D’un autre côté, «l’efficace» Commission Charbonneau nous a démontré que notre gouvernement est gangrené par le crime organisé et la corruption. On attend toujours des lois efficaces à ce sujet.

Faut-il vraiment travailler pour gagner sa vie?

Partout dans le monde, les industries et les commerces tendent à s’informatiser, et même à se robotiser. Les emplois aliénants, que l’on veut offrir aux prestataires, sont en voie de disparition. Le chômage est aussi un phénomène qui va aller en augmentant. Notre vision du citoyen en rapport avec le travail est une vision héritée du libéralisme économique. Le travail et le revenu qu’il en tire lui permettent d’être autonome et libre. L’État n’a plus à intervenir autant dans ce cas.
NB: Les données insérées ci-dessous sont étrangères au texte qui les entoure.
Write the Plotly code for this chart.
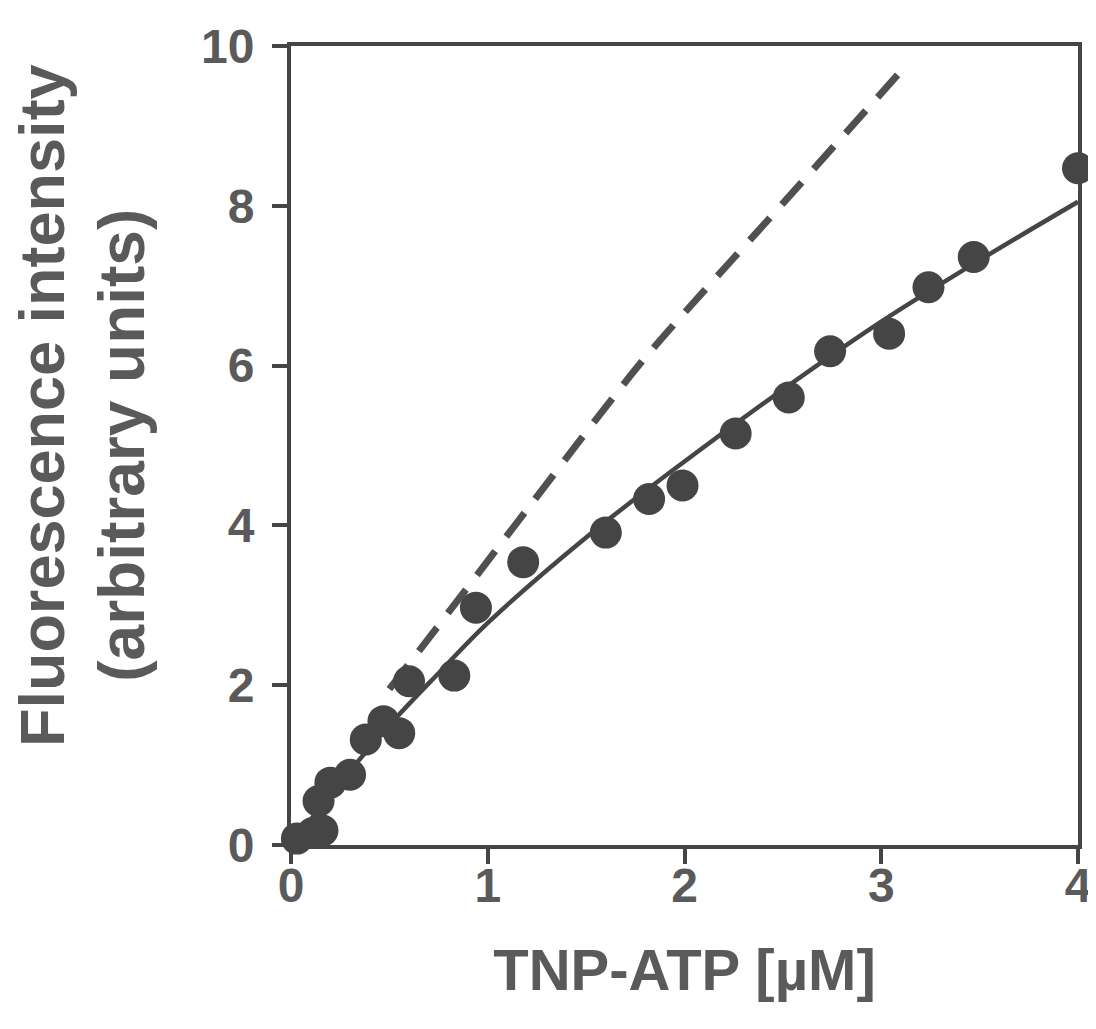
import plotly.graph_objects as go

# measured points
tnp_atp = [0.03, 0.11, 0.16, 0.14, 0.20, 0.30, 0.38, 0.47, 0.55, 0.60, 0.83,
           0.94, 1.18, 1.60, 1.82, 1.99, 2.26, 2.53, 2.74, 3.04, 3.24, 3.47, 4.00]
fluor = [0.08, 0.15, 0.18, 0.55, 0.78, 0.88, 1.32, 1.55, 1.40, 2.05, 2.12,
         2.97, 3.54, 3.91, 4.33, 4.50, 5.15, 5.60, 6.18, 6.40, 6.98, 7.36, 8.47]

# fitted curve (solid)
fit_x = [0, 0.25, 0.5, 0.75, 1.0, 1.5, 2.0, 2.5, 3.0, 3.5, 4.0]
fit_y = [0, 0.78, 1.5, 2.15, 2.78, 3.85, 4.8, 5.7, 6.55, 7.32, 8.05]

# dashed curve
dash_x = [0.5, 0.735, 1.2, 1.65, 1.835, 2.5, 3.12]
dash_y = [1.95, 2.70, 4.2, 5.64, 6.2, 8.03, 9.74]

ink = '#454545'
txt = '#5a5a5a'

fig = go.Figure()
fig.add_trace(go.Scatter(x=dash_x, y=dash_y, mode='lines',
                         line=dict(color='#505050', width=7, dash='30px,18px', shape='spline'),
                         cliponaxis=False, showlegend=False))
fig.add_trace(go.Scatter(x=fit_x, y=fit_y, mode='lines',
                         line=dict(color=ink, width=4.5, shape='spline'),
                         cliponaxis=False, showlegend=False))
fig.add_trace(go.Scatter(x=tnp_atp, y=fluor, mode='markers',
                         marker=dict(color=ink, size=32),
                         cliponaxis=False, showlegend=False))

font = dict(family='Liberation Sans, Arial, sans-serif', color=txt, weight='bold')

fig.update_xaxes(range=[0, 4], tickvals=[0, 1, 2, 3, 4],
                 ticks='outside', ticklen=15, tickwidth=4, tickcolor=ink,
                 showline=True, linewidth=4, linecolor=ink, mirror=True,
                 showgrid=False, zeroline=False, ticklabelstandoff=-20,
                 tickfont=dict(size=48, **font),
                 title=dict(text='TNP-ATP [µM]', font=dict(size=58, **font), standoff=40))
fig.update_yaxes(range=[0, 10], tickvals=[0, 2, 4, 6, 8, 10],
                 ticks='outside', ticklen=15, tickwidth=4, tickcolor=ink,
                 showline=True, linewidth=4, linecolor=ink, mirror=True,
                 showgrid=False, zeroline=False, ticklabelstandoff=8,
                 tickfont=dict(size=48, **font))

# y title as two separately placed lines
fig.add_annotation(text='Fluorescence intensity', textangle=-90, showarrow=False,
                   xref='paper', x=-0.364, xanchor='left', yref='y', y=5.5,
                   font=dict(size=63, **font))
fig.add_annotation(text='(arbitrary units)', textangle=-90, showarrow=False,
                   xref='paper', x=-0.264, xanchor='left', yref='y', y=5.0,
                   font=dict(size=64, **font))

fig.update_layout(width=1096, height=1029,
                  margin=dict(l=283, r=18, t=37, b=192),
                  plot_bgcolor='white', paper_bgcolor='white')

fig.write_html('out.html')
Sur papier, c’est bien beau, mais dans les faits, nous n’avons pas tous la chance d’être nés dans une famille bien nantie, où l’éducation est valorisée. De là l’idée d’un revenu minimum garanti par l’État. Peu importe leur salaire, chacun aurait droit à un salaire de base. La Finlande va tenter le projet l’année prochaine. Cette dernière tente de sortir d’une grave récession. L’Ontario souhaite aussi emboîter le pas, en créant un projet pilote dans ce sens. Même Couillard se dit ouvert à l’implantation de ce système (Jean-Marce Salvet, Le Soleil, 21 septembre 2016).

Pendant que les gens et la radio de Québec s’acharnent sur le sort des assistés, le 6 mars 2012, Le Devoir nous informait que le Québec perdait 3,5 milliards en évasions fiscales. Avec les scandales qui éclaboussent le secteur de la construction, il serait temps qu’on s’attaque à la pauvreté. En attendant de voir si le revenu minimum garanti est viable, le meilleur moyen reste l’éducation et les programmes sociaux. Selon le site Web du Club des petits déjeuners, 1 enfant sur 5 a un accès inadéquat à la nourriture. Non, les chances ne sont pas égales pour tout le monde.